Em março de 2023, participamos da construção do Ato de Entrega da Carta das Águas na Câmara de Vereadores de Cachoeira (BA), em apoio ao pedido de criação da Secretaria de Políticas Para Mulheres, com especial atenção para o desenvolvimento de medidas para as quilombolas. Em agosto do mesmo ano, estivemos na Audiência Pública sobre a Casa da Mulher Brasileira, articulado pela Procuradoria Parlamentar da Mulher na Câmara Municipal de Salvador (CMS), quando mais uma vez não tivemos respostas satisfatórias ao questionarmos sobre medidas específicas para mulheres que residem em territórios de difícil acesso e com mobilidade reduzida na região metropolitana de Salvador, como os quilombos localizados na Ilha de Maré.
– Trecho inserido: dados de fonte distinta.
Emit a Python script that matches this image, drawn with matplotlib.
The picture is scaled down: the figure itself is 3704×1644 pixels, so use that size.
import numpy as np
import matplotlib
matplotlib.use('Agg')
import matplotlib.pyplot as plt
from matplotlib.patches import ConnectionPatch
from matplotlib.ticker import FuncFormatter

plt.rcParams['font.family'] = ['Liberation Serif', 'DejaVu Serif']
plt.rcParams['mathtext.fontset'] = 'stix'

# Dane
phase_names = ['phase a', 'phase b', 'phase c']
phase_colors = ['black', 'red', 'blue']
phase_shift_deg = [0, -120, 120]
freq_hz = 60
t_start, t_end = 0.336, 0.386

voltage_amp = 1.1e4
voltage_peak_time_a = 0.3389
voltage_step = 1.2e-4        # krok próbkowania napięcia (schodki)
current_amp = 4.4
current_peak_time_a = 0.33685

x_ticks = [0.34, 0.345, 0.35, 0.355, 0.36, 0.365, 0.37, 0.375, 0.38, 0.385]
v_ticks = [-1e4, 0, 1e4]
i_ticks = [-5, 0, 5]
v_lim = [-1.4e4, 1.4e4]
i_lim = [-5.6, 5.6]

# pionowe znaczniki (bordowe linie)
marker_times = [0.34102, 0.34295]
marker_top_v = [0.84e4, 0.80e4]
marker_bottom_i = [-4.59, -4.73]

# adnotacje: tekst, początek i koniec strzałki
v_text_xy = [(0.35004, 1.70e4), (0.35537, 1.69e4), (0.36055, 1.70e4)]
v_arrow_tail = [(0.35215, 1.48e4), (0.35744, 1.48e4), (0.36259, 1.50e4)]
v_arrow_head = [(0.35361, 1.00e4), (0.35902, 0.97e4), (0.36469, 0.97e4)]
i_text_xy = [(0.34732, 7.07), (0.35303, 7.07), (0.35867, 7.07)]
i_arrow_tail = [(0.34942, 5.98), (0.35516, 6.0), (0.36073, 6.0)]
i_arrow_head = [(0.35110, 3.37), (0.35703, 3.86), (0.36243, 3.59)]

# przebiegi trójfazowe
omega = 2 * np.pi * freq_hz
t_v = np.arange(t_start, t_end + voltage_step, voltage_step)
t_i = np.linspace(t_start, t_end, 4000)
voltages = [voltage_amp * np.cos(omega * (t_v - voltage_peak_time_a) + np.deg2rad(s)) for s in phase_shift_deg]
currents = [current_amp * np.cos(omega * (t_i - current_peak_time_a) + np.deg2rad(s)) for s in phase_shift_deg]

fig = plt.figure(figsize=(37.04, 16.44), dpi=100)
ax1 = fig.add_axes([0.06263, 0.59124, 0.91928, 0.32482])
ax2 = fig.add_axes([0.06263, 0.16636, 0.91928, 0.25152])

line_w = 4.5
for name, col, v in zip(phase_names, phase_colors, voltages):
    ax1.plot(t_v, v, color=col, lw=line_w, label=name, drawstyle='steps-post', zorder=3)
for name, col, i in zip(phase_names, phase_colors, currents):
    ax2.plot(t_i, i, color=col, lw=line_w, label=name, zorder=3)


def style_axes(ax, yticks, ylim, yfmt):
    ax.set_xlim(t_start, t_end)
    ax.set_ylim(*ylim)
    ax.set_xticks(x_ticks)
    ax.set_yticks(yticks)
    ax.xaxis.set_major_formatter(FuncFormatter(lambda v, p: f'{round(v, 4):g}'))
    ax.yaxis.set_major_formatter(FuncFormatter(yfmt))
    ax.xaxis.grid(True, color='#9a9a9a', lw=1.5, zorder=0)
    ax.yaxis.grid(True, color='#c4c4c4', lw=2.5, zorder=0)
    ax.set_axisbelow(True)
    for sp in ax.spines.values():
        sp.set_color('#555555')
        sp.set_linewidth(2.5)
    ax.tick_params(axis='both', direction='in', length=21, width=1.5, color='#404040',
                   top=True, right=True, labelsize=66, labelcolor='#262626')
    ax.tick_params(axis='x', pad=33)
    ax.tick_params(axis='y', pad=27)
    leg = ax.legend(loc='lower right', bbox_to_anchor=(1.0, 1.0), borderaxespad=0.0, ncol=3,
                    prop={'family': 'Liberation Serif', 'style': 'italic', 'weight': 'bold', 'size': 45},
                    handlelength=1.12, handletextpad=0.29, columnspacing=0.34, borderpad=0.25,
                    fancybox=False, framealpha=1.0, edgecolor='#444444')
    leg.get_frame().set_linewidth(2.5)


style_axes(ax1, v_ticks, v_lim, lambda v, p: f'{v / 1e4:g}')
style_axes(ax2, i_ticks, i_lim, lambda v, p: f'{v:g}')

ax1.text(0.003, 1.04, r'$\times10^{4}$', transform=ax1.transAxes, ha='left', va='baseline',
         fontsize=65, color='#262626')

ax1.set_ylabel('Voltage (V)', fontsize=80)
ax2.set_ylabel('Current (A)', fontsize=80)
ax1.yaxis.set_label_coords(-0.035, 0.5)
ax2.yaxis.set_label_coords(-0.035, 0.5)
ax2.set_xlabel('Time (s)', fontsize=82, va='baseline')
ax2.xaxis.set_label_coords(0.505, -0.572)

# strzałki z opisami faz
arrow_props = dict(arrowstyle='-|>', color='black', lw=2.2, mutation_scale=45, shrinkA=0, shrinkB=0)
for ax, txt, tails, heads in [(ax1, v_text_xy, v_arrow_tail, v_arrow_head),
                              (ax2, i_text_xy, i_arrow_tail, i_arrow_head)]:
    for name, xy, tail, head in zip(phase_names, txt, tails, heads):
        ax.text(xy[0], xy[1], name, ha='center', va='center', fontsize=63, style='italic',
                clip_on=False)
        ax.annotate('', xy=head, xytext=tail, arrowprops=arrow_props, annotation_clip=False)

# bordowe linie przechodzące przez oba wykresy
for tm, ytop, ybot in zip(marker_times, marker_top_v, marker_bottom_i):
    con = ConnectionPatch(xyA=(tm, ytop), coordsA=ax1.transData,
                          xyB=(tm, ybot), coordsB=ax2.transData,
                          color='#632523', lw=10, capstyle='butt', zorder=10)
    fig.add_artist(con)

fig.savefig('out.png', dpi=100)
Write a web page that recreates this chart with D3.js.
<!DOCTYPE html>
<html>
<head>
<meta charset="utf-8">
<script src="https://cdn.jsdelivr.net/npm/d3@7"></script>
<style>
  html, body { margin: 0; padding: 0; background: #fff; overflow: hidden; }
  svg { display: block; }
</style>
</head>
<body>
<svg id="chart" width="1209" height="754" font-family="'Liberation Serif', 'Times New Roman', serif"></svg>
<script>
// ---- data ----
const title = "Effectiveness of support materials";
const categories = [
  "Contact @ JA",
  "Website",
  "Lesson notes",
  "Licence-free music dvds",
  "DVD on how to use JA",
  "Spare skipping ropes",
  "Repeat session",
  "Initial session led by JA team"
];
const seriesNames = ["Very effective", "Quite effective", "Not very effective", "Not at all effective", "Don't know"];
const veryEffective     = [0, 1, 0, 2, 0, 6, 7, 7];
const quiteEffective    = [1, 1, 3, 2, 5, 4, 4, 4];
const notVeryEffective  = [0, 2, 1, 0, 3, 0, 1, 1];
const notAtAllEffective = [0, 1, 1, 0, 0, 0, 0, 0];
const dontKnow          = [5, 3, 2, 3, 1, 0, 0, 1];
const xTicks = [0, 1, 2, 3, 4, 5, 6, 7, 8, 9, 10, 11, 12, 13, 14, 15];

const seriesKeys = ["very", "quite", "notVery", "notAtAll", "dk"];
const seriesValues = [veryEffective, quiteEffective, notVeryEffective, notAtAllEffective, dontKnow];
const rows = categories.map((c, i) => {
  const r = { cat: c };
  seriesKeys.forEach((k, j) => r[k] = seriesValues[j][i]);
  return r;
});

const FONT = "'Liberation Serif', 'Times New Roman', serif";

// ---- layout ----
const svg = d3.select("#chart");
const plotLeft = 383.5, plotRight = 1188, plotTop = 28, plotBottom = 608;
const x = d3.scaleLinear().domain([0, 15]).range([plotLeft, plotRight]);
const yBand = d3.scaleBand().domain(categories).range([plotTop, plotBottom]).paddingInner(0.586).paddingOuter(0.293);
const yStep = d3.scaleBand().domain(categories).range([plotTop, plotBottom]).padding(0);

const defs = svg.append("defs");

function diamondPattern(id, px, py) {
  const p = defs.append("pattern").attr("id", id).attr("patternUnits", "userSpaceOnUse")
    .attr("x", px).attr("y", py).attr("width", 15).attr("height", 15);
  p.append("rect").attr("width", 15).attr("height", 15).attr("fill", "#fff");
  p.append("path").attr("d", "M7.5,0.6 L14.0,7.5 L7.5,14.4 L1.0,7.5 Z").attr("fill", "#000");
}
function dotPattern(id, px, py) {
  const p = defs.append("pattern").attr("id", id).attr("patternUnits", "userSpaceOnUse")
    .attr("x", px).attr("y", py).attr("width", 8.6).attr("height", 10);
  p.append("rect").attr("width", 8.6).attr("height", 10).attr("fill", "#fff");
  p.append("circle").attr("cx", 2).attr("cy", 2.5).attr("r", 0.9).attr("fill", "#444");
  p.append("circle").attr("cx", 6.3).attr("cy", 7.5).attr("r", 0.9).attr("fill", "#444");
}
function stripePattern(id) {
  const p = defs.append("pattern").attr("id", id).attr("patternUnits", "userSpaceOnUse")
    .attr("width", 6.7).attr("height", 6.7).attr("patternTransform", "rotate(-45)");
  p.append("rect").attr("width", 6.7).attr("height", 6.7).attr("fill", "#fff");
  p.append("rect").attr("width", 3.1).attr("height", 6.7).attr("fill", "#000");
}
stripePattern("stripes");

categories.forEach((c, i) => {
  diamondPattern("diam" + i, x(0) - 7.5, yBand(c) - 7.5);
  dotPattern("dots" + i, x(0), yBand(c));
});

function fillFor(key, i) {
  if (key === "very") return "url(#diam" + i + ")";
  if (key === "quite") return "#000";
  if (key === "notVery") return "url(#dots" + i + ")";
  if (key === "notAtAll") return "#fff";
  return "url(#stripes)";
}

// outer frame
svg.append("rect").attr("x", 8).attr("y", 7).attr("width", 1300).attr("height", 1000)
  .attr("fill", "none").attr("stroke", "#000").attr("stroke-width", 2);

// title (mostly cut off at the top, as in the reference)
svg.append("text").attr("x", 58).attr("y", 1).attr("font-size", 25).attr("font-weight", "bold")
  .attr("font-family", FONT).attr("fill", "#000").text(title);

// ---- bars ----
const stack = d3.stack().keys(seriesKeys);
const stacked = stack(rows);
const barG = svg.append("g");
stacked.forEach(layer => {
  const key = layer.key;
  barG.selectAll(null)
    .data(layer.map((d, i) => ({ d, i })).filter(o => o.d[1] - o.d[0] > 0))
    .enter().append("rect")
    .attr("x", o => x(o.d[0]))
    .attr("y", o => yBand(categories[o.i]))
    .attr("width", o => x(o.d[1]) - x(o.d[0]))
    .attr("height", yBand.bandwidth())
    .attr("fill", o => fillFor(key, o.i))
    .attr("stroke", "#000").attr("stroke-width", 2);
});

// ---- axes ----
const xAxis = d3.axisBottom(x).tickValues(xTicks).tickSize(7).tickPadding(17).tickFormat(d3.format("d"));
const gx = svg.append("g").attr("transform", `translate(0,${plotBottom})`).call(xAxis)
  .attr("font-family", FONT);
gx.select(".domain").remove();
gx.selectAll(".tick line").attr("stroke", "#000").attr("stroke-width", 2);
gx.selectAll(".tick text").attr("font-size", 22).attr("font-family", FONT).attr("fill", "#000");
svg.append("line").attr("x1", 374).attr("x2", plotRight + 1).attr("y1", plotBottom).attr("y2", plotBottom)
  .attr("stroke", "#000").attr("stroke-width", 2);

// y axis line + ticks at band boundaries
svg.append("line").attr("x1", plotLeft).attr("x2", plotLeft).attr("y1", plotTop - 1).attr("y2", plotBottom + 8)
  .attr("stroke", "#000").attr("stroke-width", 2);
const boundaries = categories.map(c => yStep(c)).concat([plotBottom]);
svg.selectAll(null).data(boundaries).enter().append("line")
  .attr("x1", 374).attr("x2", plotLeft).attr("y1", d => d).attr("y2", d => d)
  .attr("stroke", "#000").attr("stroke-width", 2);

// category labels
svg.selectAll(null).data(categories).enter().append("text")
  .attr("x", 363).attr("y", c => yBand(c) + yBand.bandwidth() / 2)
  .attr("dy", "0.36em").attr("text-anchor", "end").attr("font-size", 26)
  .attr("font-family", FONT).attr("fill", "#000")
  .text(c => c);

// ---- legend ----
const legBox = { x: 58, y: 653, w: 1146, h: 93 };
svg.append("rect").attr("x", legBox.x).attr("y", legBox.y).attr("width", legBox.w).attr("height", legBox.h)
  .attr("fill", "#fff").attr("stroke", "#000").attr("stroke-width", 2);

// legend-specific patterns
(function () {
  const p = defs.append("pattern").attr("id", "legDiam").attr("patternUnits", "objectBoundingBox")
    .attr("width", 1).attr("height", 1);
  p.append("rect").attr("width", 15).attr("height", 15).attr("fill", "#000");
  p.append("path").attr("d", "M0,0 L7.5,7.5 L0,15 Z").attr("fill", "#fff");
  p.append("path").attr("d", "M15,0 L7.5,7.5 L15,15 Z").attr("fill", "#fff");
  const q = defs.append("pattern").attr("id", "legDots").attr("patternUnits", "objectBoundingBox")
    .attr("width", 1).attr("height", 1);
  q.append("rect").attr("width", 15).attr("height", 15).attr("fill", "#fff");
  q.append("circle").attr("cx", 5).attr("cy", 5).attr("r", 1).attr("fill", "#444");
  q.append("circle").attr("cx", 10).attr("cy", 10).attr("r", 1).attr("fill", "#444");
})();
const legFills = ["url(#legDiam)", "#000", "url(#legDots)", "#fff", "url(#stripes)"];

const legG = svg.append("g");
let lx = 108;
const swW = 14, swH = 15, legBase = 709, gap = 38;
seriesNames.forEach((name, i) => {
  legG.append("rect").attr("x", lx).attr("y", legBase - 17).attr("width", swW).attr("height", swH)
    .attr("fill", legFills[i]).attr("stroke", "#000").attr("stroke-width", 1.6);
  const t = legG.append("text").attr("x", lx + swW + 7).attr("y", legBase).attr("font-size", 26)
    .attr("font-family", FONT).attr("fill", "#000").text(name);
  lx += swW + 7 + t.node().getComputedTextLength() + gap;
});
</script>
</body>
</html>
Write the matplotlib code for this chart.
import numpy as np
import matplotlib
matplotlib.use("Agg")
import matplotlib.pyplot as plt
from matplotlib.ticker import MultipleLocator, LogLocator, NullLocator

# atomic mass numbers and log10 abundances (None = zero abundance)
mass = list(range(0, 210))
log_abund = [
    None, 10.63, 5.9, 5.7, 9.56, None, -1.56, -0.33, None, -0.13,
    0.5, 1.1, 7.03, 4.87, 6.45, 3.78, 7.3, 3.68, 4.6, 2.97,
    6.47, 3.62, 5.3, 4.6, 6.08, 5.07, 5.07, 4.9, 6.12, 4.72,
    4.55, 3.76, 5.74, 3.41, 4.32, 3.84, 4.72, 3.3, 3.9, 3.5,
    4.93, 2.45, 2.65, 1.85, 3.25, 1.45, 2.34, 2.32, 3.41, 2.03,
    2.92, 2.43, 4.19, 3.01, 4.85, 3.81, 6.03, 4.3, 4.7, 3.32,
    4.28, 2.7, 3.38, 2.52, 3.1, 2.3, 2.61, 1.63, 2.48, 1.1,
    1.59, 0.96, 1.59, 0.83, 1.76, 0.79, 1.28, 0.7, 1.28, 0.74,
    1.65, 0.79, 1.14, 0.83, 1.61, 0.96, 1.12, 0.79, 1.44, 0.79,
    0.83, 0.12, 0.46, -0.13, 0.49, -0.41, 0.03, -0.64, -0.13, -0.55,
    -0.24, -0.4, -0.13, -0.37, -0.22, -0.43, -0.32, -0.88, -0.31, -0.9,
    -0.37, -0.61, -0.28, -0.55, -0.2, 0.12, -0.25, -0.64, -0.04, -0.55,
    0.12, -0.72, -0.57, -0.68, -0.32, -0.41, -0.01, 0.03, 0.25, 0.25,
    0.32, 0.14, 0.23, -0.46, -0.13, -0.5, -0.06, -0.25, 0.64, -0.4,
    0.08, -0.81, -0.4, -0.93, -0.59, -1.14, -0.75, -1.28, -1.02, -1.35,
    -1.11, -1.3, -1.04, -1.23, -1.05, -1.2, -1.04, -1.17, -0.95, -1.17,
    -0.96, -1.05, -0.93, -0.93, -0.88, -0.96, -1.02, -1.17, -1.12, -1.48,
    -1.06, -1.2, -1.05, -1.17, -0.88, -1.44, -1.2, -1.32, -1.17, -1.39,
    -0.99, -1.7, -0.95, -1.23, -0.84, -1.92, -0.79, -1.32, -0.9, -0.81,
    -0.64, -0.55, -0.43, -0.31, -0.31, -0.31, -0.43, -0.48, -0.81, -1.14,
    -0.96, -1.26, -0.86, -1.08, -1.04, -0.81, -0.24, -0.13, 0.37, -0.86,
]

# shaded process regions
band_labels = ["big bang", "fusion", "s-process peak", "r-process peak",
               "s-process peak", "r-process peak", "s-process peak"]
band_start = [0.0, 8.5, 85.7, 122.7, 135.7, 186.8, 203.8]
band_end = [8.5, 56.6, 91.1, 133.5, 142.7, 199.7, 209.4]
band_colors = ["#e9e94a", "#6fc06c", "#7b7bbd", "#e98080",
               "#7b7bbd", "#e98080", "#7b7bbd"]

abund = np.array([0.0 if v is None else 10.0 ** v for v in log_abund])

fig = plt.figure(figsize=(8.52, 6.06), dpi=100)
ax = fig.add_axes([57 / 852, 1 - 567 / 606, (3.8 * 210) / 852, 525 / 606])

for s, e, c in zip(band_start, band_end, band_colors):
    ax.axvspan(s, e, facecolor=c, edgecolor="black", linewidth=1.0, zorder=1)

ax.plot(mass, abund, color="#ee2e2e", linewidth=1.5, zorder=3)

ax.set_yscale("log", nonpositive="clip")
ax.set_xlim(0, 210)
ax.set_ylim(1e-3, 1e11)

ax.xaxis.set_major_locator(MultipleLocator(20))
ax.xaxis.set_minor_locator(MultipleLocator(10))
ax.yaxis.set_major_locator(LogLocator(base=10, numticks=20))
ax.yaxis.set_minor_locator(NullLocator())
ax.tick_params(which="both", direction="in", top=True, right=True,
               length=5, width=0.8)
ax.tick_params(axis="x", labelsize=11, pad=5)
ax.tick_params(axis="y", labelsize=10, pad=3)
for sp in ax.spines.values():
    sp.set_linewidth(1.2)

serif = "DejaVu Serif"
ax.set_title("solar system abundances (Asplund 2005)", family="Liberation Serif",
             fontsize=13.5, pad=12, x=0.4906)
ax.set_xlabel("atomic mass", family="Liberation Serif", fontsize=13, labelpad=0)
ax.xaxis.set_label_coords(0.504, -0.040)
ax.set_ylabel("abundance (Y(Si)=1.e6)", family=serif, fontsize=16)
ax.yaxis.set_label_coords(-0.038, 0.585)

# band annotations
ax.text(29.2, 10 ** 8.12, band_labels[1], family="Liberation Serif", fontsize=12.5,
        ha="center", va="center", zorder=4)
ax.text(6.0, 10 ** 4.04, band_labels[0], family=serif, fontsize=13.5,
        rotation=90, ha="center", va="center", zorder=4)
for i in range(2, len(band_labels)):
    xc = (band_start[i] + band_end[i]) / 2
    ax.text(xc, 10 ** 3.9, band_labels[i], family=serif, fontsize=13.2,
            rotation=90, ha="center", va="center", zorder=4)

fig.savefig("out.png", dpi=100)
Na quarta edição da Semana Elitânia de Souza, em novembro de 2023, realizamos junto a outras organizações de mulheres negras e lideranças quilombolas da região, a Audiência Pública “A omissão do Estado no combate à violência doméstica e ao feminicídio na Bahia”, em Cachoeira (BA), onde cobramos mais uma vez dos poderes públicos, entre outra medidas, a formulação e implementação imediata de políticas específicas para atendimento de mulheres quilombolas, ribeirinhas, ilhadas, de fundo e fecho de pasto e com residência em comunidades  rurais; a reparação indenizatória para os familiares de vítimas de feminicídio e para vítimas de violência doméstica e familiar, especialmente aquelas em condição de medida protetiva.

Se, por um lado, a ideia de tradição e os laços comunitários e familiares dificultam o enfrentamento às violências de gênero nos territórios quilombolas, por outro, é a responsabilidade comunitária liderada por mulheres que tem promovido a proteção às vítimas como contenção para os processos de escalada da violência. Entre nossas campanhas de comunicação temos reproduzido o que aprendemos com nossas irmãs quilombolas: “a violência contra mulher destrói toda a comunidade”.